The champagne had a nice sweetness to it and no aftertaste. It went very well with the chocolate in the cake. It was not as dry as I had anticipated it might be, which was good. A dry champagne would have spoiled the taste of the cake, while a sweet asti would have been too cloying. I don't like asti. It's too sweet. Our liquor store had only the usual cheaper champagnes for sale, such as Cooks, various astis, and (gag) Andre. It also carries Moet and Chandon and Dom Perignon, but we can't afford them, at least not right now. The timing is really bad. In addition, while good, I hear Dom Perignon is over-rated.

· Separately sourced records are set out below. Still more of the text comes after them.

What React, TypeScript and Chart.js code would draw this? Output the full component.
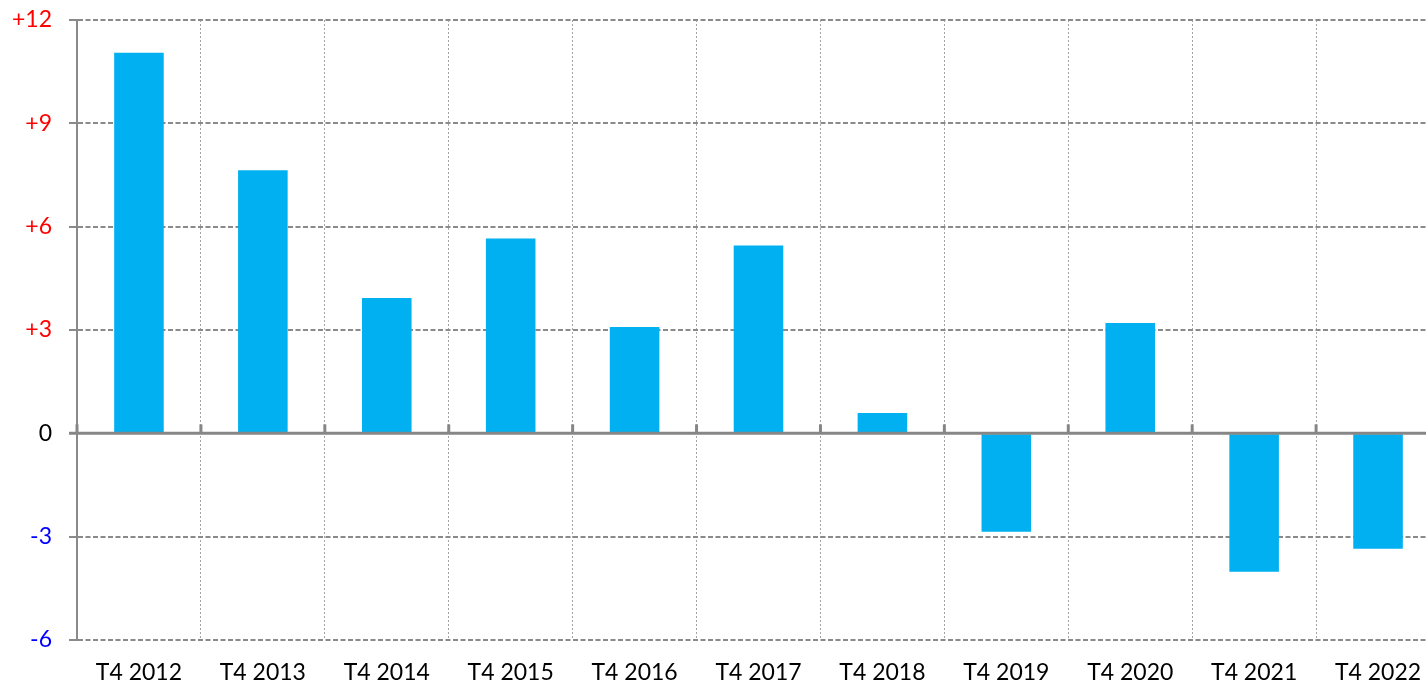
import React, { useEffect, useRef } from "react";
import { Chart, registerables } from "chart.js";

Chart.register(...registerables);

const categories = [
  "T4 2012", "T4 2013", "T4 2014", "T4 2015", "T4 2016", "T4 2017",
  "T4 2018", "T4 2019", "T4 2020", "T4 2021", "T4 2022",
];
const values = [11.05, 7.64, 3.93, 5.66, 3.09, 5.45, 0.59, -2.86, 3.2, -4.02, -3.35];
const yMin = -6;
const yMax = 12;
const yStep = 3;

const FONT = "Lato, 'Open Sans', sans-serif";
const GRID = "#8a8a8a";

const zeroAxisPlugin = {
  id: "zeroAxis",
  afterDatasetsDraw(chart: any) {
    const { ctx, chartArea, scales } = chart;
    const x = scales.x;
    const y = scales.y;
    const y0 = y.getPixelForValue(0);
    ctx.save();
    ctx.strokeStyle = "#868686";
    ctx.lineWidth = 3;
    ctx.setLineDash([]);
    ctx.beginPath();
    ctx.moveTo(chartArea.left - 8, y0);
    ctx.lineTo(chartArea.right, y0);
    ctx.stroke();
    const n = categories.length;
    const half = (x.getPixelForValue(1) - x.getPixelForValue(0)) / 2;
    ctx.lineWidth = 3;
    for (let i = 0; i <= n; i++) {
      const px = x.getPixelForValue(i) - half;
      ctx.beginPath();
      ctx.moveTo(px, y0 - 9);
      ctx.lineTo(px, y0);
      ctx.stroke();
    }
    ctx.restore();
  },
};

export default function App() {
  const ref = useRef<HTMLCanvasElement | null>(null);
  useEffect(() => {
    if (!ref.current) return;
    const chart = new Chart(ref.current, {
      type: "bar",
      data: {
        labels: categories,
        datasets: [
          {
            data: values,
            backgroundColor: "#00B0F0",
            borderWidth: 0,
            barPercentage: 0.4,
            categoryPercentage: 1,
          },
        ],
      },
      options: {
        animation: false,
        responsive: true,
        maintainAspectRatio: false,
        layout: { padding: { top: 20, right: 2, left: 0, bottom: 0 } },
        plugins: { legend: { display: false }, tooltip: { enabled: false } },
        scales: {
          x: {
            offset: true,
            grid: {
              display: true,
              offset: true,
              drawTicks: false,
              color: "#a4a4a4",
              lineWidth: 1,
            },
            border: { display: false, dash: [2, 2] },
            ticks: {
              color: "#000",
              padding: 19,
              font: { family: FONT, size: 23 },
              maxRotation: 0,
              autoSkip: false,
            },
            afterFit: (s: any) => {
              s.height = 45;
              s.paddingLeft = 0;
              s.paddingRight = 0;
            },
          },
          y: {
            min: yMin,
            max: yMax,
            grid: {
              color: GRID,
              lineWidth: 2,
              tickLength: 8,
              tickColor: GRID,
              tickWidth: 2,
              tickBorderDash: [],
            },
            border: {
              display: true,
              color: GRID,
              width: 2,
              dash: [5, 2.5],
            },
            ticks: {
              stepSize: yStep,
              padding: 17,
              font: { family: FONT, size: 23 },
              color: (c: any) =>
                c.tick.value > 0 ? "#FF0000" : c.tick.value < 0 ? "#0000FF" : "#000000",
              callback: (v: any) => (Number(v) > 0 ? "+" + v : String(v)),
            },
            afterFit: (s: any) => {
              s.width = 77;
              s.paddingTop = 0;
              s.paddingBottom = 0;
            },
          },
        },
      },
      plugins: [zeroAxisPlugin],
    });
    return () => chart.destroy();
  }, []);
  return (
    <div
      style={{
        position: "absolute",
        left: 0,
        top: 0,
        width: 1426,
        height: 685,
        overflow: "hidden",
        background: "#fff",
      }}
    >
      <div style={{ position: "relative", width: 1442, height: 685 }}>
        <canvas ref={ref} />
      </div>
    </div>
  );
}
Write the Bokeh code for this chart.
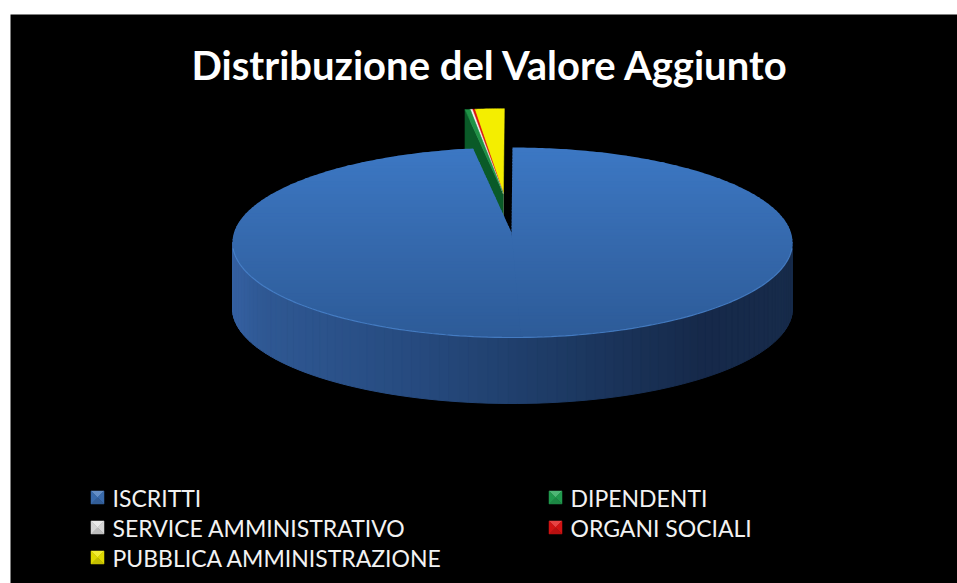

I've been wanting to bake this cake for a long time, mainly because the recipe comes from a haunted abbey. Everyone who reads my blog knows I'm a fan of ghost stories. I believe Woburn Abbey is open to the public for meals. You can order a nice dinner, enjoy a bottle of wine, have a slice of this chocolate layer cake, and keep an eye out for ghosts. There's a good chance you will run across one. After all, there are supposed to be seven ghosts haunting the Abbey.